Start EXERCISE MATERIALS

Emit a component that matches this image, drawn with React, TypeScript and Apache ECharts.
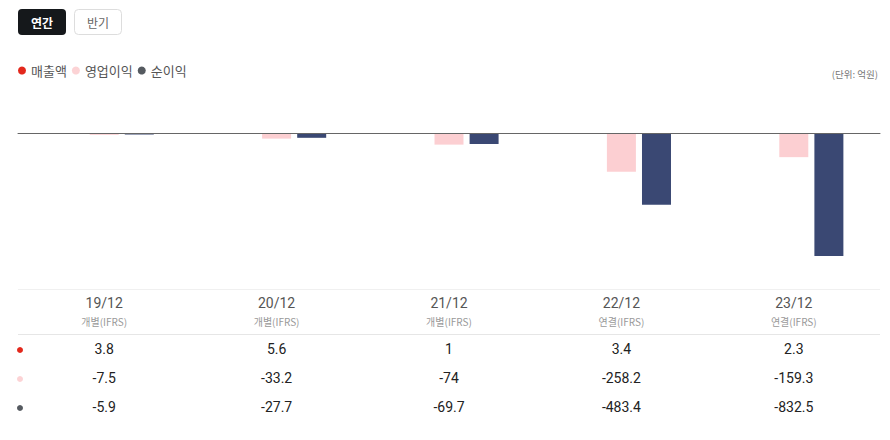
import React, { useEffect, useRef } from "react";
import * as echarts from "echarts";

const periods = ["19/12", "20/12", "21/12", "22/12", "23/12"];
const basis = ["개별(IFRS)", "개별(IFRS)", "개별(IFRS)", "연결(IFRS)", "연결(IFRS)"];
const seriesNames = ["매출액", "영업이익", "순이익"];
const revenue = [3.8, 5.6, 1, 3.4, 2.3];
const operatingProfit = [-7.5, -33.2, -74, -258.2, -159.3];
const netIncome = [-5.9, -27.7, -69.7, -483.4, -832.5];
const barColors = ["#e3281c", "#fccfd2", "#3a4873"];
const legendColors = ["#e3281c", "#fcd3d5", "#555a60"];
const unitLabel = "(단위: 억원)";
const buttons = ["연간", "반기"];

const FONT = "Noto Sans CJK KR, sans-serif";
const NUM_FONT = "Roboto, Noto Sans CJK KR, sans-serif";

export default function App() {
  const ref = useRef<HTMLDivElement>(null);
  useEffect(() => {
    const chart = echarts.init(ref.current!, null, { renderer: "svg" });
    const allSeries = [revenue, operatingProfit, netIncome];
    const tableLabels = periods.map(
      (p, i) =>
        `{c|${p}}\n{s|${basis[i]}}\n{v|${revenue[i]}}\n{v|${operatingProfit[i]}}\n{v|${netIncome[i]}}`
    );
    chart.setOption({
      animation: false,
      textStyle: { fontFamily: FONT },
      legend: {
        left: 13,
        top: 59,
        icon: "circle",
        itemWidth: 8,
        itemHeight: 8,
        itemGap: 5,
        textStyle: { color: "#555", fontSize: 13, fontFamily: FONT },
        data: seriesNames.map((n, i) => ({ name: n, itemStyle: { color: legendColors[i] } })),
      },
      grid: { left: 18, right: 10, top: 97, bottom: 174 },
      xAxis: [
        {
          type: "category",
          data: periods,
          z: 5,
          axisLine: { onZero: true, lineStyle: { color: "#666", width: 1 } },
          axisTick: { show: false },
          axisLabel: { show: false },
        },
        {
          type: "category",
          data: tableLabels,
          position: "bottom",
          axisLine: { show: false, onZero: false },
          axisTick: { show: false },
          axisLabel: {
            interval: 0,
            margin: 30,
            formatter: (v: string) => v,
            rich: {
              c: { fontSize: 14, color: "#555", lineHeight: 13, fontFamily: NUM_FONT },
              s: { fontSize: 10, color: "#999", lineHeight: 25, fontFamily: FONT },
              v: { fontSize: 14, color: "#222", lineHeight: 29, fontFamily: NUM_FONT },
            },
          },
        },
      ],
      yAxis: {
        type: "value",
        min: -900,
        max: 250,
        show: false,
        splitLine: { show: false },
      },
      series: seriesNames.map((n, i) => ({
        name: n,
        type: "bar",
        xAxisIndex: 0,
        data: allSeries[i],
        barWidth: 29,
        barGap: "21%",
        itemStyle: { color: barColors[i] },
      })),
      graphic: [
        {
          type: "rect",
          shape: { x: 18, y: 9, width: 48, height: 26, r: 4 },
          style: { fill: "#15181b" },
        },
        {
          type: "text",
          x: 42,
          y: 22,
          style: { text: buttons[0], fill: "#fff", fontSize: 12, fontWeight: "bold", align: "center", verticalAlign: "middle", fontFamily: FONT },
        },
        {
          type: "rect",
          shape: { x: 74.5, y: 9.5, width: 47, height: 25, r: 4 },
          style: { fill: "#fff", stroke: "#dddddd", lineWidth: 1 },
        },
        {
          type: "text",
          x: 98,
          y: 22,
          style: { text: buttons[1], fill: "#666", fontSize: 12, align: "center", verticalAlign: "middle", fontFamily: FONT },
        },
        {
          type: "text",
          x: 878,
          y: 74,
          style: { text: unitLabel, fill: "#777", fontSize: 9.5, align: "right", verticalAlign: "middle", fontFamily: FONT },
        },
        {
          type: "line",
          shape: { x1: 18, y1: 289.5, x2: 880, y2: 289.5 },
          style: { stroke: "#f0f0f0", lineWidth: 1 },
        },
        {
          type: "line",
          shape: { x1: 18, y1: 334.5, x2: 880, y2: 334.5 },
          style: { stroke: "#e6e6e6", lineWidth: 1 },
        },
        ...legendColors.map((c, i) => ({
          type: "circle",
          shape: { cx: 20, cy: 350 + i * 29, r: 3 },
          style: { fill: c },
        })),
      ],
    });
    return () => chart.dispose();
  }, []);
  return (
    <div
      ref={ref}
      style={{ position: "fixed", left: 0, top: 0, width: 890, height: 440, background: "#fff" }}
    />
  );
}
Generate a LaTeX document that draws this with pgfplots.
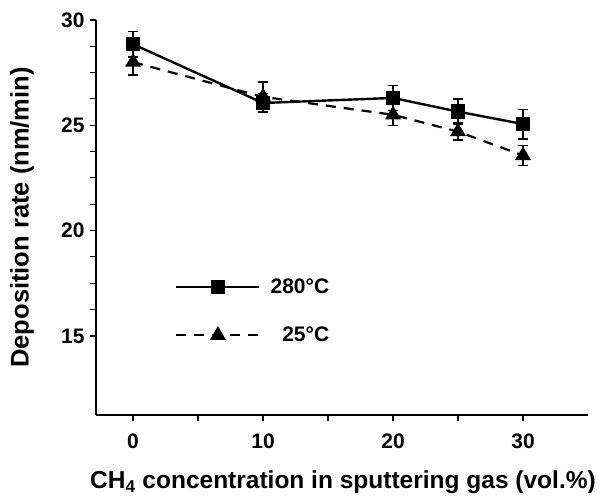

End EXERCISE MATERIALS

PROBLEM REQUIREMENTS:
Look at the listing and set down only the lines from its start through the line with "import * as", word for word and without pictures.

ANSWER BELOW:
Emit a component that matches this image, drawn with React, TypeScript and Apache ECharts.
import React, { useEffect, useRef } from "react";
import * as echarts from "echarts";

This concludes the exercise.